Und von einer "brutal speziellen Situation": Rund 80 Minuten lang sei es ein "sehr umkämpftes Spiel" gewesen, doch mit dem Jubel der Fans und der Tatsache, dass Frankfurt einfach nicht mehr angriff, habe es dann "überhaupt keine Motivation und keine Veranlassung mehr gegeben, nach vorne zu spielen", sagt Book. Vor dem Spiel habe aber niemand einen Gedanken an ein solches Szenario verschwendet, es habe nach dem 3:0 in Großaspach auch lediglich die Order von der Bank gegeben, kein großes Risiko einzugehen.

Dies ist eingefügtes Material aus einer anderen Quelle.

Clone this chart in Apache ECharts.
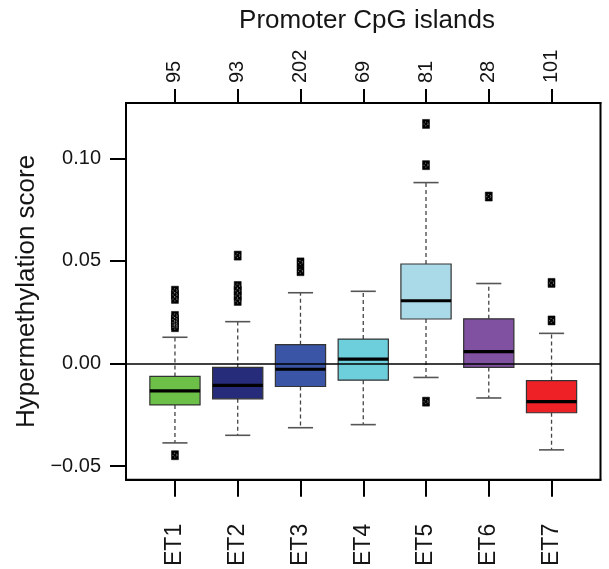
<!DOCTYPE html>
<html>
<head>
<meta charset="utf-8">
<script src="https://cdn.jsdelivr.net/npm/echarts@6/dist/echarts.min.js"></script>
<style>
  html, body { margin: 0; padding: 0; background: #fff; }
  #chart { width: 609px; height: 569px; }
</style>
</head>
<body>
<div id="chart"></div>
<script>
// group labels and sizes (top axis)
const categories = ['ET1', 'ET2', 'ET3', 'ET4', 'ET5', 'ET6', 'ET7'];
const counts = [95, 93, 202, 69, 81, 28, 101];

// box statistics
const lowerWhisker = [-0.0387, -0.0350, -0.0313, -0.0298, -0.0068, -0.0168, -0.0421];
const q1 = [-0.0202, -0.0172, -0.0112, -0.0081, 0.0217, -0.0019, -0.0240];
const median = [-0.0133, -0.0107, -0.0028, 0.0021, 0.0306, 0.0058, -0.0186];
const q3 = [-0.0063, -0.0019, 0.0092, 0.0119, 0.0485, 0.0218, -0.0083];
const upperWhisker = [0.0128, 0.0204, 0.0345, 0.0352, 0.0882, 0.0390, 0.0147];

// outliers per group
const outliers = [
  [-0.0447, 0.0355, 0.0335, 0.0315, 0.0232, 0.0215, 0.0200, 0.0188, 0.0177],
  [0.0526, 0.0378, 0.0355, 0.0330, 0.0305],
  [0.0493, 0.0450],
  [],
  [0.1168, 0.0967, -0.0186],
  [0.0814],
  [0.0393, 0.0210]
];

const yTicks = [-0.05, 0, 0.05, 0.10];
const boxColors = ['#6cbf47', '#272c7a', '#3a55a5', '#6dcedc', '#aad9e8', '#7f51a0', '#ee2226'];

const positions = categories.map((c, i) => i + 1);

const boxData = positions.map((x, i) => [x, lowerWhisker[i], q1[i], median[i], q3[i], upperWhisker[i]]);
const outlierData = [];
outliers.forEach((vals, i) => vals.forEach(v => outlierData.push([i + 1, v])));

function renderBox(params, api) {
  const x = api.value(0);
  const i = params.dataIndex;
  const pLow = api.coord([x, api.value(1)]);
  const pQ1 = api.coord([x, api.value(2)]);
  const pMed = api.coord([x, api.value(3)]);
  const pQ3 = api.coord([x, api.value(4)]);
  const pHigh = api.coord([x, api.value(5)]);
  const boxW = api.size([0.8, 0])[0];
  const capW = api.size([0.4, 0])[0];
  const cx = pMed[0];
  const whisker = { stroke: '#444', lineWidth: 1.3, lineDash: [4, 3] };
  const cap = { stroke: '#555', lineWidth: 1.6 };
  return {
    type: 'group',
    children: [
      { type: 'line', shape: { x1: cx, y1: pQ3[1], x2: cx, y2: pHigh[1] }, style: whisker },
      { type: 'line', shape: { x1: cx, y1: pQ1[1], x2: cx, y2: pLow[1] }, style: whisker },
      { type: 'line', shape: { x1: cx - capW / 2, y1: pHigh[1], x2: cx + capW / 2, y2: pHigh[1] }, style: cap },
      { type: 'line', shape: { x1: cx - capW / 2, y1: pLow[1], x2: cx + capW / 2, y2: pLow[1] }, style: cap },
      {
        type: 'rect',
        shape: { x: cx - boxW / 2, y: pQ3[1], width: boxW, height: pQ1[1] - pQ3[1] },
        style: { fill: boxColors[i], stroke: '#333', lineWidth: 1.2 }
      },
      { type: 'line', shape: { x1: cx - boxW / 2, y1: pMed[1], x2: cx + boxW / 2, y2: pMed[1] }, style: { stroke: '#000', lineWidth: 3.2 } }
    ]
  };
}

const chart = echarts.init(document.getElementById('chart'), null, { renderer: 'canvas' });

const fontFamily = '"Liberation Sans", Arial, Helvetica, sans-serif';
const textColor = '#151515';

const option = {
  animation: false,
  title: {
    text: 'Promoter CpG islands',
    left: 362,
    textAlign: 'center',
    top: 3,
    textStyle: { fontFamily: fontFamily, fontSize: 26, fontWeight: 'normal', color: textColor }
  },
  grid: {
    left: 126,
    top: 103,
    width: 474.5,
    height: 378,
    show: true,
    borderColor: '#000',
    borderWidth: 2,
    backgroundColor: 'transparent'
  },
  xAxis: [
    {
      type: 'value',
      position: 'bottom',
      min: 0.22,
      max: 7.78,
      splitLine: { show: false },
      axisLine: { show: true, onZero: false, lineStyle: { color: '#000', width: 2 } },
      axisTick: { show: true, customValues: positions, length: 17, lineStyle: { color: '#000', width: 2 } },
      axisLabel: {
        customValues: positions,
        rotate: 90,
        margin: 44,
        fontFamily: fontFamily,
        fontSize: 23,
        color: textColor,
        formatter: v => categories[Math.round(v) - 1]
      }
    },
    {
      type: 'value',
      position: 'top',
      min: 0.22,
      max: 7.78,
      splitLine: { show: false },
      axisLine: { show: true, onZero: false, lineStyle: { color: '#000', width: 2 } },
      axisTick: { show: true, customValues: positions, length: 14, lineStyle: { color: '#000', width: 2 } },
      axisLabel: {
        customValues: positions,
        rotate: -90,
        margin: 20,
        fontFamily: fontFamily,
        fontSize: 20,
        color: textColor,
        formatter: v => String(counts[Math.round(v) - 1])
      }
    }
  ],
  yAxis: {
    type: 'value',
    min: -0.0567,
    max: 0.127,
    name: 'Hypermethylation score',
    nameLocation: 'middle',
    nameGap: 86,
    nameTextStyle: { fontFamily: fontFamily, fontSize: 26, color: textColor },
    splitLine: { show: false },
    axisLine: { show: true, onZero: false, lineStyle: { color: '#000', width: 2 } },
    axisTick: { show: true, customValues: yTicks, length: 16, lineStyle: { color: '#000', width: 2 } },
    axisLabel: {
      customValues: yTicks,
      margin: 25,
      fontFamily: fontFamily,
      fontSize: 20,
      color: textColor,
      formatter: v => (v < 0 ? '\u2212' : '') + Math.abs(v).toFixed(2)
    }
  },
  series: [
    {
      type: 'custom',
      xAxisIndex: 0,
      renderItem: renderBox,
      data: boxData,
      encode: { x: 0, y: [1, 2, 3, 4, 5] },
      z: 3,
      markLine: {
        silent: true,
        symbol: 'none',
        label: { show: false },
        lineStyle: { color: '#000', width: 1.6, type: 'solid' },
        data: [{ yAxis: 0 }]
      }
    },
    {
      type: 'scatter',
      xAxisIndex: 0,
      data: outlierData,
      symbol: 'rect',
      symbolSize: [7, 9],
      itemStyle: { color: '#000', borderColor: '#000', borderWidth: 0.5, opacity: 1 },
      z: 4
    },
    {
      type: 'scatter',
      xAxisIndex: 0,
      data: outlierData,
      symbol: 'circle',
      symbolSize: 4,
      itemStyle: { color: 'transparent', borderColor: 'rgba(255,255,255,0.55)', borderWidth: 1, borderType: [1, 1.5], opacity: 1 },
      z: 5
    }
  ]
};

chart.setOption(option);
</script>
</body>
</html>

Rein rechnerisch ist Sonnenhof Großaspach noch gar nicht abgestiegen. Mit einem 8:0 über den FC Rot-Weiß Koblenz am letzten Spieltag könnte sich die Mannschaft von Hans-Jürgen Boysen noch retten. Ferber geht aber nicht von einem klaren Sieg aus: Weil die Koblenzer selbst die Leidtragenden wären, ist mit erheblicher Gegenwehr zu rechnen.